**Problem to solve**
Quote, please, the line with "Recreate this image as a Python", the line with "fit_744 = [508, 521]", and every line between them, exactly and with nothing else.

**Extracted data**

# # #

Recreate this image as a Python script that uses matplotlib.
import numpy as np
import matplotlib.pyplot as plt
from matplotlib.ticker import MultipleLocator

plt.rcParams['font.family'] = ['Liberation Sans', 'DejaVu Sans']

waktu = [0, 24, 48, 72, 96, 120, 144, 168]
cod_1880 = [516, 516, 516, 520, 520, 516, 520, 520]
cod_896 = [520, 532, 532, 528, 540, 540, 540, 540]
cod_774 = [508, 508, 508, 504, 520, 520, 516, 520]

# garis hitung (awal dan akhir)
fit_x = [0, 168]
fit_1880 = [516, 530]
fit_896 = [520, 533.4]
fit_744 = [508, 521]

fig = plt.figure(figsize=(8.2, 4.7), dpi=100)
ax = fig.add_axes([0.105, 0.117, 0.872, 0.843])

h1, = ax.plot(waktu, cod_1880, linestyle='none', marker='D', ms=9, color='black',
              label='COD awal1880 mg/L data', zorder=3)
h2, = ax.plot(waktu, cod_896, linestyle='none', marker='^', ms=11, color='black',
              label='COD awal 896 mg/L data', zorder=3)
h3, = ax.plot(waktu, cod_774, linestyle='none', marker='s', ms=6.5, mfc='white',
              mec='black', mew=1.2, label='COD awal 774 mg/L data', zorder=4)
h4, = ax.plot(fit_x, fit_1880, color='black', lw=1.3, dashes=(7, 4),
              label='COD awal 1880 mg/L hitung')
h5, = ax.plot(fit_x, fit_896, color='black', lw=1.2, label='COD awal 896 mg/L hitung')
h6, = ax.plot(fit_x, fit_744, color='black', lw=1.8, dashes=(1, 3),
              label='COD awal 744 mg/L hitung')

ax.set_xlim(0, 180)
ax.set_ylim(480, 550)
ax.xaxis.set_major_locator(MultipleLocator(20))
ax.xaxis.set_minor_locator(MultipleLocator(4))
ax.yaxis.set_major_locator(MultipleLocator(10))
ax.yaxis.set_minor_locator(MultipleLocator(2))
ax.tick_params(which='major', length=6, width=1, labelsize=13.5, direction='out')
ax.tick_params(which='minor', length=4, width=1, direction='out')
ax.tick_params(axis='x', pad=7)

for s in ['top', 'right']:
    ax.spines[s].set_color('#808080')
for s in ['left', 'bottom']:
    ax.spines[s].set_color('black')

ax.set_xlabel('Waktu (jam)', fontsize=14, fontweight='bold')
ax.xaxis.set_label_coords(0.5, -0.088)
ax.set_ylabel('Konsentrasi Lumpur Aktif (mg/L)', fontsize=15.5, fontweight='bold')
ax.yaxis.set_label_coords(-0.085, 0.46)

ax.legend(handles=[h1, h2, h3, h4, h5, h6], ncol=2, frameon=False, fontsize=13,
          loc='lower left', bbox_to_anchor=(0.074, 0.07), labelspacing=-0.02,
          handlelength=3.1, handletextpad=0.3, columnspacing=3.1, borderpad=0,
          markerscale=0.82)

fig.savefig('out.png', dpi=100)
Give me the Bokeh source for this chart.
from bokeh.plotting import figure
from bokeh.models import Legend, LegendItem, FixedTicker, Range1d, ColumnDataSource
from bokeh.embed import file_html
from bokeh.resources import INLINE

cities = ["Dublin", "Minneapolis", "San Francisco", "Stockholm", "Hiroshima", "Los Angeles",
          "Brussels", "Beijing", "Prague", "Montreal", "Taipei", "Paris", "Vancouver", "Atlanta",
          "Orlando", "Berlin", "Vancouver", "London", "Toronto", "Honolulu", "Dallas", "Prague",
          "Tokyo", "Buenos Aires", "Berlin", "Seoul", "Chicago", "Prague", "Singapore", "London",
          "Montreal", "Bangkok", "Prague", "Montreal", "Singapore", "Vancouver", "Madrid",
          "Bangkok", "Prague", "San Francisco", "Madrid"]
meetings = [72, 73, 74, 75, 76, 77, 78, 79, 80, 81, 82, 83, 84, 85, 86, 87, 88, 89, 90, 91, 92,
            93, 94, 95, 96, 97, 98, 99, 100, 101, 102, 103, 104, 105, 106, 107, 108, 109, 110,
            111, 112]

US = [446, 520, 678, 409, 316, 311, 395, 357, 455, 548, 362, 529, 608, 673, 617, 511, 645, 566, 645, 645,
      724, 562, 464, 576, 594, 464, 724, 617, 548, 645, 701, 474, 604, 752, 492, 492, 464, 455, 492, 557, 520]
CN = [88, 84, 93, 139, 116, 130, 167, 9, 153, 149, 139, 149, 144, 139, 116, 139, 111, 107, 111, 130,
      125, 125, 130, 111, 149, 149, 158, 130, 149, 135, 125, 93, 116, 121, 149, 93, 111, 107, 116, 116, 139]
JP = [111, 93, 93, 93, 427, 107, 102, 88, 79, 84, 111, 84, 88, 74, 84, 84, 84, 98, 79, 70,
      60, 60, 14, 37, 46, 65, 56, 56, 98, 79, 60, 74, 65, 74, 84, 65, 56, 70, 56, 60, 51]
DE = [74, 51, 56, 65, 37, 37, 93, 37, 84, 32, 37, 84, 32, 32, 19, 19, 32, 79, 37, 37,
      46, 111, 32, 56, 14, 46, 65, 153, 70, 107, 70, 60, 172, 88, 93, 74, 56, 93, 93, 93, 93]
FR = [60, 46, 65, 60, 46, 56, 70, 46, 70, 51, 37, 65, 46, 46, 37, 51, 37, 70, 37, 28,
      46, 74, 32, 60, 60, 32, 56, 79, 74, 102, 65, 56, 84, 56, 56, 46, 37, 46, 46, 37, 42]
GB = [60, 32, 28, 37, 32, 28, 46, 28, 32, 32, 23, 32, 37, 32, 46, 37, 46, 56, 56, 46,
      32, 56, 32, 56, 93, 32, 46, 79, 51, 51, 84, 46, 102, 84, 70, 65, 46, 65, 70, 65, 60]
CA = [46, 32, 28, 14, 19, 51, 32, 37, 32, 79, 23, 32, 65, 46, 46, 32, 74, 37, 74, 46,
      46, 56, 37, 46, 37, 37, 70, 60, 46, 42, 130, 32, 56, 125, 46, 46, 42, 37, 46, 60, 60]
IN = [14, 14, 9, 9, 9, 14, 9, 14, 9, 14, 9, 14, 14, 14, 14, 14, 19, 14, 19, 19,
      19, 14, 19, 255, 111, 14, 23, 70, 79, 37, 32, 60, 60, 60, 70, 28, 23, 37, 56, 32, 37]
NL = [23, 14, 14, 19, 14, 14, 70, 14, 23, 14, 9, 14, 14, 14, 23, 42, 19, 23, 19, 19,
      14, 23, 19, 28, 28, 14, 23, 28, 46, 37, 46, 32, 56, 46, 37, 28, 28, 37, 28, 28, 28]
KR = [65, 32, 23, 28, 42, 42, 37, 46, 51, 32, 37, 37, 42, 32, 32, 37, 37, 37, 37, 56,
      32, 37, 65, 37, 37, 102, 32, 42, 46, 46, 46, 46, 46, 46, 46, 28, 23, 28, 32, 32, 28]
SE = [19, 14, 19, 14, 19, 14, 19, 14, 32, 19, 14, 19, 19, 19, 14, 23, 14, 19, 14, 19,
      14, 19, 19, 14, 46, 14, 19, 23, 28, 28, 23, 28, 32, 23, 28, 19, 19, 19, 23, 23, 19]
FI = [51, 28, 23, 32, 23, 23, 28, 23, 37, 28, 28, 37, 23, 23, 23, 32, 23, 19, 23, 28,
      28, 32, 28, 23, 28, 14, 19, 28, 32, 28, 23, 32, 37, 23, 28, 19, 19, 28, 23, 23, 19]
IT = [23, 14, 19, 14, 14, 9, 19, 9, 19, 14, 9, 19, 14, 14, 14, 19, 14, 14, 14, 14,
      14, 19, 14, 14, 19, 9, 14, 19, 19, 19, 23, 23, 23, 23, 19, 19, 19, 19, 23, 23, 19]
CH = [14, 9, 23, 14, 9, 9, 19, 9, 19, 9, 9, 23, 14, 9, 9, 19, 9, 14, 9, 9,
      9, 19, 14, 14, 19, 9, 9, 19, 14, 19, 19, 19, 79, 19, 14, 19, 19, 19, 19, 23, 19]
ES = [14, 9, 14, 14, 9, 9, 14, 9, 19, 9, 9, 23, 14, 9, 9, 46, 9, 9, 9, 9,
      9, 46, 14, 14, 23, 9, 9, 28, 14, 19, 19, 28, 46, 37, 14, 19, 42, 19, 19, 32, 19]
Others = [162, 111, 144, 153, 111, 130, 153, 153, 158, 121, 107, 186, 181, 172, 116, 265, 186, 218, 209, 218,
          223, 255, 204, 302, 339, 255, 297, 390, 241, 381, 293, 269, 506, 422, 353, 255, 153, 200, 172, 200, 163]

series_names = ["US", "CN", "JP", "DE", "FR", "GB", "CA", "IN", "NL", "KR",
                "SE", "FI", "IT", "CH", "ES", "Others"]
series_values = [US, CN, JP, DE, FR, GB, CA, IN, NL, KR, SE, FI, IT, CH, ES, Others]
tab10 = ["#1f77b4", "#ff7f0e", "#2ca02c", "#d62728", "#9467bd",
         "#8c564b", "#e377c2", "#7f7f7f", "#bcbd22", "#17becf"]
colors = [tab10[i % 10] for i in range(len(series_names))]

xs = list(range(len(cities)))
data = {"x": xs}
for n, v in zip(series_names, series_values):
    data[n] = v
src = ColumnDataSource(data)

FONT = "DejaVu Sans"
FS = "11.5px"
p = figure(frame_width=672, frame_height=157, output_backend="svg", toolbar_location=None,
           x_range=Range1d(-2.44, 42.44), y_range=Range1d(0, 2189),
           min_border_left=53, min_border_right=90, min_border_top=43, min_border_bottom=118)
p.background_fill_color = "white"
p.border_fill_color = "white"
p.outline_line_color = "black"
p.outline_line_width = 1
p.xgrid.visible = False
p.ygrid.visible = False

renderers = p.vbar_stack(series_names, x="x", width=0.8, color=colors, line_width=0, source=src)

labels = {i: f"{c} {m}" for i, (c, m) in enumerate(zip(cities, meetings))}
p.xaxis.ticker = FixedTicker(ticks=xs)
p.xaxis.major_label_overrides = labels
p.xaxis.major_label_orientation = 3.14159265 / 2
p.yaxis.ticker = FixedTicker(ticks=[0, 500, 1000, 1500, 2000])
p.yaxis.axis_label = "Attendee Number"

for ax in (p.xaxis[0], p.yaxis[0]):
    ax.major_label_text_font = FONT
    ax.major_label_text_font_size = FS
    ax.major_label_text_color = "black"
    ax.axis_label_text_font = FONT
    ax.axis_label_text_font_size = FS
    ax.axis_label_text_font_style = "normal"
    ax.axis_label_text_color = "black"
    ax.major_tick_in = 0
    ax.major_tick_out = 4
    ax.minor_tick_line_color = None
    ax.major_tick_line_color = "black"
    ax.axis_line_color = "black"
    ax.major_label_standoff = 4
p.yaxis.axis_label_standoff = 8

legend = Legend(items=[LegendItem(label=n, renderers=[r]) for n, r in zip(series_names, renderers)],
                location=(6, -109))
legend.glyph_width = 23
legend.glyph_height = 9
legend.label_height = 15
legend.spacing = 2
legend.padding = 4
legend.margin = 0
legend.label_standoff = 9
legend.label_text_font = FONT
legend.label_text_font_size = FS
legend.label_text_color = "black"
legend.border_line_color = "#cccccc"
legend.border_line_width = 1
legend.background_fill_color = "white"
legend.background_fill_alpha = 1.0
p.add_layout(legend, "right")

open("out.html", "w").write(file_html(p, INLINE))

# # #

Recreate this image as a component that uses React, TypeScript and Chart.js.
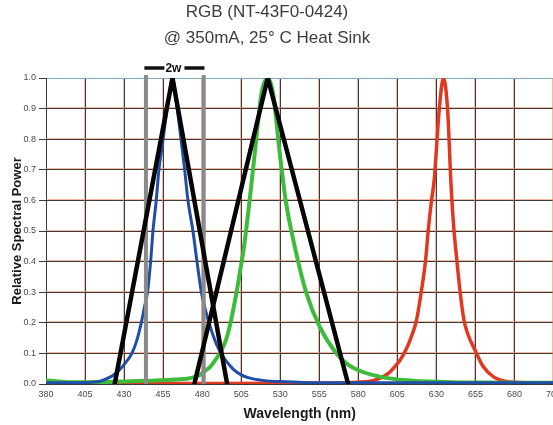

# # #

**Solution below**
Recreate this image as a Python script that uses matplotlib.
import numpy as np
import matplotlib.pyplot as plt
from matplotlib.ticker import MultipleLocator

plt.rcParams['font.family'] = ['Liberation Sans', 'DejaVu Sans']

waktu = [0, 24, 48, 72, 96, 120, 144, 168]
cod_1880 = [516, 516, 516, 520, 520, 516, 520, 520]
cod_896 = [520, 532, 532, 528, 540, 540, 540, 540]
cod_774 = [508, 508, 508, 504, 520, 520, 516, 520]

# garis hitung (awal dan akhir)
fit_x = [0, 168]
fit_1880 = [516, 530]
fit_896 = [520, 533.4]
fit_744 = [508, 521]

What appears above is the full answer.